Your task is to reproduce, verbatim and without pictures, the lines from the opening of the listing through the line containing "['#b1dedc', '#f9d3e6', '#fee8aa', '#abd3f0', '#fab87f'];".
━━ Material
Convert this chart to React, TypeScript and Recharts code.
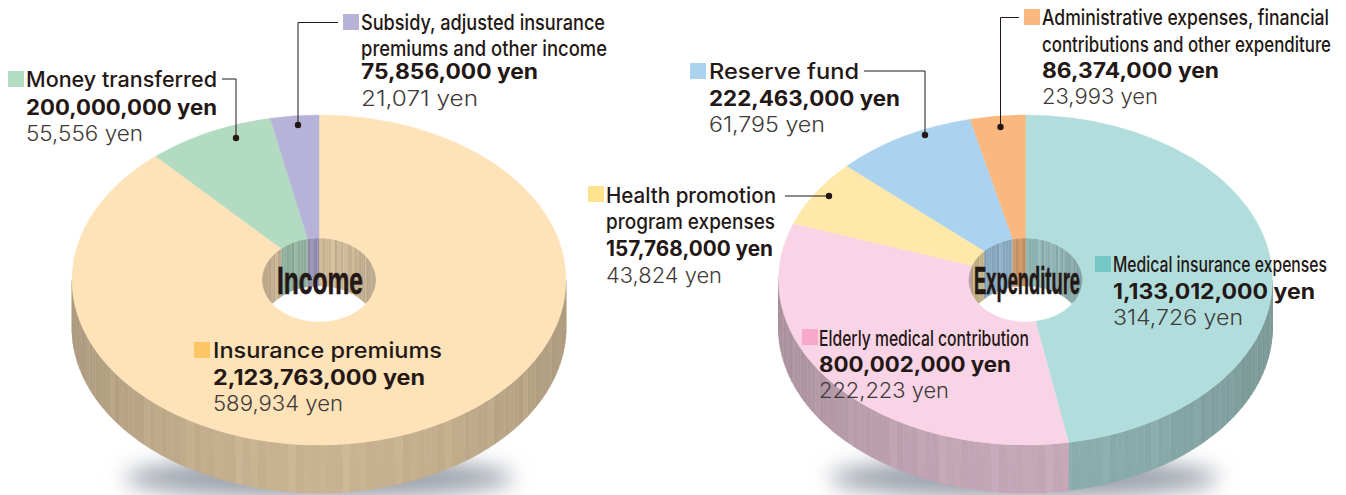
import React from 'react';
import { PieChart, Pie } from 'recharts';

// income side, clockwise from 12 o'clock
const incomeNames = ['Insurance premiums', 'Money transferred', 'Subsidy, adjusted insurance premiums and other income'];
const incomeValues = [2123763000, 200000000, 75856000];
const incomePerPerson = [589934, 55556, 21071];
const incomeColors = ['#fee2b8', '#b3dbc2', '#b7b2d8'];

// expenditure side, clockwise from 12 o'clock
const expenseNames = [
  'Medical insurance expenses',
  'Elderly medical contribution',
  'Health promotion program expenses',
  'Reserve fund',
  'Administrative expenses, financial contributions and other expenditure',
];
const expenseValues = [1133012000, 800002000, 157768000, 222463000, 86374000];
const expensePerPerson = [314726, 222223, 43824, 61795, 23993];
const expenseColors = ['#b1dedc', '#f9d3e6', '#fee8aa', '#abd3f0', '#fab87f'];

// small irregular shading so the rim reads as ribbed, like the print
const RIM_TEXTURE = [1, 0.99, 1.01, 1, 1.03, 0.99, 1, 1.01, 0.99, 1.005, 0.985, 1.025, 1, 0.995];
const HOLE_TEXTURE = [1, 0.97, 1.04, 0.98, 1.07, 0.96, 1.02, 1.05, 0.98, 1.03, 0.95, 1.08, 0.99];

const RADIUS = 247;
const HOLE_RADIUS = 57;
const SQUASH = 165 / 247;
const HOLE_SQUASH = 42 / 57;
const DEPTH = 48;
const RAD = Math.PI / 180;

const table = (names: string[], values: number[], colors: string[]) =>
  names.map((name, i) => ({ name, value: values[i], fill: colors[i] }));

const incomeRows = table(incomeNames, incomeValues, incomeColors);
const expenseRows = table(expenseNames, expenseValues, expenseColors);

const shadeColor = (hex: string, k: number) => {
  const n = parseInt(hex.slice(1), 16);
  const c = [(n >> 16) & 255, (n >> 8) & 255, n & 255].map((v) => Math.min(255, Math.round(v * k)));
  return `rgb(${c[0]},${c[1]},${c[2]})`;
};

const TopFace = (props: any) => {
  const { cx, cy, innerRadius, outerRadius, startAngle, endAngle, fill } = props;
  const ry = outerRadius * SQUASH;
  const iry = innerRadius * HOLE_SQUASH;
  const pt = (a: number, rx: number, r2: number) => `${cx + rx * Math.cos(a * RAD)} ${cy - r2 * Math.sin(a * RAD)}`;
  const large = Math.abs(startAngle - endAngle) > 180 ? 1 : 0;
  const d = [
    `M ${pt(startAngle, outerRadius, ry)}`,
    `A ${outerRadius} ${ry} 0 ${large} 1 ${pt(endAngle, outerRadius, ry)}`,
    `L ${pt(endAngle, innerRadius, iry)}`,
    `A ${innerRadius} ${iry} 0 ${large} 0 ${pt(startAngle, innerRadius, iry)}`,
    'Z',
  ].join(' ');
  return <path d={d} fill={fill} stroke={fill} strokeWidth={0.4} />;
};

// outer rim (front half) and the inside of the hole (back half), as thin facets
const Walls = (props: any) => {
  const { cx, cy, innerRadius, outerRadius, startAngle, endAngle, fill } = props;
  const ry = outerRadius * SQUASH;
  const iry = innerRadius * HOLE_SQUASH;
  const facets: React.ReactElement[] = [];
  const rimStep = 1.8;
  const holeStep = 3.2;

  for (let a = startAngle; a > endAngle; a -= rimStep) {
    const b = Math.max(a - rimStep, endAngle);
    const mid = (a + b) / 2;
    if (Math.sin(mid * RAD) > 0.01) continue;
    const idx = Math.round(Math.abs(a) / rimStep);
    const edge = Math.abs(Math.cos(mid * RAD));
    const k = (0.79 - 0.11 * edge * edge) * RIM_TEXTURE[idx % RIM_TEXTURE.length];
    const x1 = cx + outerRadius * Math.cos(a * RAD);
    const y1 = cy - ry * Math.sin(a * RAD);
    const x2 = cx + outerRadius * Math.cos(b * RAD);
    const y2 = cy - ry * Math.sin(b * RAD);
    const color = shadeColor(fill, k);
    facets.push(
      <polygon
        key={`r${a}`}
        points={`${x1},${y1} ${x2},${y2} ${x2},${y2 + DEPTH} ${x1},${y1 + DEPTH}`}
        fill={color}
        stroke={color}
        strokeWidth={0.5}
      />,
    );
  }

  const holeBottom = (x: number) => {
    const t = Math.max(0, 1 - ((x - cx) / innerRadius) ** 2);
    return cy + iry * Math.sqrt(t);
  };
  for (let a = startAngle; a > endAngle; a -= holeStep) {
    const b = Math.max(a - holeStep, endAngle);
    const mid = (a + b) / 2;
    if (Math.sin(mid * RAD) < 0) continue;
    const idx = Math.round(Math.abs(a) / holeStep);
    const edge = Math.abs(Math.cos(mid * RAD));
    const k = (0.8 - 0.1 * edge * edge * edge) * HOLE_TEXTURE[idx % HOLE_TEXTURE.length];
    const x1 = cx + innerRadius * Math.cos(a * RAD);
    const y1 = cy - iry * Math.sin(a * RAD);
    const x2 = cx + innerRadius * Math.cos(b * RAD);
    const y2 = cy - iry * Math.sin(b * RAD);
    const color = shadeColor(fill, k);
    facets.push(
      <polygon
        key={`h${a}`}
        points={`${x1},${y1} ${x2},${y2} ${x2},${Math.min(y2 + DEPTH, holeBottom(x2))} ${x1},${Math.min(y1 + DEPTH, holeBottom(x1))}`}
        fill={color}
        stroke={color}
        strokeWidth={0.3}
      />,
    );
  }
  return <g>{facets}</g>;
};

const INK = '#231815';
const FONT = 'Inter, sans-serif';

interface Row {
  text: string;
  width: number;
  baseline: number;
  kind: 'name' | 'amount' | 'person';
}

const yen = (v: number) => `${v.toLocaleString('en-US')} yen`;

const Note = ({ x, swatch, swatchY, color, rows }: { x: number; swatch: number; swatchY: number; color: string; rows: Row[] }) => (
  <g>
    <rect x={swatch} y={swatchY} width={16} height={16} fill={color} />
    {rows.map((r) => (
      <text
        key={r.text}
        x={x}
        y={r.baseline}
        textLength={r.width}
        lengthAdjust="spacingAndGlyphs"
        fontFamily={FONT}
        fontSize={21}
        fontWeight={r.kind === 'amount' ? 700 : r.kind === 'name' ? 500 : 300}
        fill={r.kind === 'person' ? '#3e3a39' : INK}
      >
        {r.text}
      </text>
    ))}
  </g>
);

const Leader = ({ points, dot }: { points: string; dot: [number, number] }) => (
  <g>
    <polyline points={points} fill="none" stroke="#231815" strokeWidth={1} />
    <circle cx={dot[0]} cy={dot[1]} r={3.2} fill="#231815" />
  </g>
);

export default function App() {
  return (
    <div style={{ position: 'absolute', left: 0, top: 0, width: 1346, height: 495, overflow: 'hidden', background: '#fff' }}>
      <svg width={1346} height={495} style={{ position: 'absolute', left: 0, top: 0 }}>
        <defs>
          <filter id="soft" x="-20%" y="-100%" width="140%" height="300%">
            <feGaussianBlur stdDeviation="11" />
          </filter>
        </defs>
        <ellipse cx={319} cy={478} rx={195} ry={20} fill="#9aa0aa" filter="url(#soft)" />
        <ellipse cx={1024} cy={478} rx={195} ry={20} fill="#9aa0aa" filter="url(#soft)" />
      </svg>

      <div style={{ position: 'absolute', left: 0, top: 0 }}>
        <PieChart width={1346} height={495} margin={{ top: 0, right: 0, bottom: 0, left: 0 }}>
          <Pie data={incomeRows} dataKey="value" nameKey="name" cx={319} cy={280} innerRadius={HOLE_RADIUS} outerRadius={RADIUS} startAngle={90} endAngle={-270} stroke="none" shape={Walls} isAnimationActive={false} />
          <Pie data={expenseRows} dataKey="value" nameKey="name" cx={1025.5} cy={280} innerRadius={HOLE_RADIUS} outerRadius={RADIUS} startAngle={90} endAngle={-270} stroke="none" shape={Walls} isAnimationActive={false} />
          <Pie data={incomeRows} dataKey="value" nameKey="name" cx={319} cy={280} innerRadius={HOLE_RADIUS} outerRadius={RADIUS} startAngle={90} endAngle={-270} stroke="none" shape={TopFace} isAnimationActive={false} />
          <Pie data={expenseRows} dataKey="value" nameKey="name" cx={1025.5} cy={280} innerRadius={HOLE_RADIUS} outerRadius={RADIUS} startAngle={90} endAngle={-270} stroke="none" shape={TopFace} isAnimationActive={false} />
        </PieChart>
      </div>

      <svg width={1346} height={495} style={{ position: 'absolute', left: 0, top: 0, pointerEvents: 'none' }}>
        <Leader points="222,79 236,79 236,138" dot={[236, 138]} />
        <Leader points="338,22.5 298,22.5 298,125" dot={[298, 125]} />
        <Leader points="864,71 925,71 925,135" dot={[925, 135]} />
        <Leader points="1019,17.5 1000.5,17.5 1000.5,127" dot={[1000.5, 127]} />
        <Leader points="785,196 829,196" dot={[829, 196]} />

        <text x={277} y={294} textLength={86} lengthAdjust="spacingAndGlyphs" fontFamily="Liberation Sans" fontWeight={700} fontSize={38} fill={INK} stroke={INK} strokeWidth={0.6}>Income</text>
        <text x={974} y={294} textLength={106} lengthAdjust="spacingAndGlyphs" fontFamily="Liberation Sans" fontWeight={700} fontSize={38} fill={INK} stroke={INK} strokeWidth={0.6}>Expenditure</text>

        <Note x={213} swatch={194} swatchY={342} color="#fdc564" rows={[
          { text: incomeNames[0], width: 229, baseline: 358, kind: 'name' },
          { text: yen(incomeValues[0]), width: 212, baseline: 385, kind: 'amount' },
          { text: yen(incomePerPerson[0]), width: 130, baseline: 411, kind: 'person' },
        ]} />
        <Note x={26} swatch={8} swatchY={71} color="#b3dcc3" rows={[
          { text: incomeNames[1], width: 191, baseline: 87, kind: 'name' },
          { text: yen(incomeValues[1]), width: 191, baseline: 115, kind: 'amount' },
          { text: yen(incomePerPerson[1]), width: 117, baseline: 141, kind: 'person' },
        ]} />
        <Note x={361} swatch={343} swatchY={14} color="#b7b3d8" rows={[
          { text: 'Subsidy, adjusted insurance', width: 244, baseline: 30, kind: 'name' },
          { text: 'premiums and other income', width: 246, baseline: 56, kind: 'name' },
          { text: yen(incomeValues[2]), width: 177, baseline: 79, kind: 'amount' },
          { text: yen(incomePerPerson[2]), width: 117, baseline: 106, kind: 'person' },
        ]} />

        <Note x={1113} swatch={1095} swatchY={256} color="#74c9c7" rows={[
          { text: expenseNames[0], width: 214, baseline: 272, kind: 'name' },
          { text: yen(expenseValues[0]), width: 202, baseline: 299, kind: 'amount' },
          { text: yen(expensePerPerson[0]), width: 130, baseline: 325, kind: 'person' },
        ]} />
        <Note x={819} swatch={802} swatchY={329} color="#f7a9cb" rows={[
          { text: expenseNames[1], width: 210, baseline: 346, kind: 'name' },
          { text: yen(expenseValues[1]), width: 192, baseline: 372, kind: 'amount' },
          { text: yen(expensePerPerson[1]), width: 130, baseline: 398, kind: 'person' },
        ]} />
        <Note x={606} swatch={588} swatchY={186} color="#fee38f" rows={[
          { text: 'Health promotion', width: 170, baseline: 203, kind: 'name' },
          { text: 'program expenses', width: 169, baseline: 229, kind: 'name' },
          { text: yen(expenseValues[2]), width: 167, baseline: 256, kind: 'amount' },
          { text: yen(expensePerPerson[2]), width: 116, baseline: 283, kind: 'person' },
        ]} />
        <Note x={709} swatch={690} swatchY={63} color="#abd3f0" rows={[
          { text: expenseNames[3], width: 150, baseline: 79, kind: 'name' },
          { text: yen(expenseValues[3]), width: 191, baseline: 106, kind: 'amount' },
          { text: yen(expensePerPerson[3]), width: 116, baseline: 132, kind: 'person' },
        ]} />
        <Note x={1042} swatch={1024} swatchY={9} color="#fab87f" rows={[
          { text: 'Administrative expenses, financial', width: 287, baseline: 25, kind: 'name' },
          { text: 'contributions and other expenditure', width: 289, baseline: 52, kind: 'name' },
          { text: yen(expenseValues[4]), width: 177, baseline: 78, kind: 'amount' },
          { text: yen(expensePerPerson[4]), width: 116, baseline: 104, kind: 'person' },
        ]} />
      </svg>
    </div>
  );
}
━━━━
Exercise output:
Convert this chart to React, TypeScript and Recharts code.
import React from 'react';
import { PieChart, Pie } from 'recharts';

// income side, clockwise from 12 o'clock
const incomeNames = ['Insurance premiums', 'Money transferred', 'Subsidy, adjusted insurance premiums and other income'];
const incomeValues = [2123763000, 200000000, 75856000];
const incomePerPerson = [589934, 55556, 21071];
const incomeColors = ['#fee2b8', '#b3dbc2', '#b7b2d8'];

// expenditure side, clockwise from 12 o'clock
const expenseNames = [
  'Medical insurance expenses',
  'Elderly medical contribution',
  'Health promotion program expenses',
  'Reserve fund',
  'Administrative expenses, financial contributions and other expenditure',
];
const expenseValues = [1133012000, 800002000, 157768000, 222463000, 86374000];
const expensePerPerson = [314726, 222223, 43824, 61795, 23993];
const expenseColors = ['#b1dedc', '#f9d3e6', '#fee8aa', '#abd3f0', '#fab87f'];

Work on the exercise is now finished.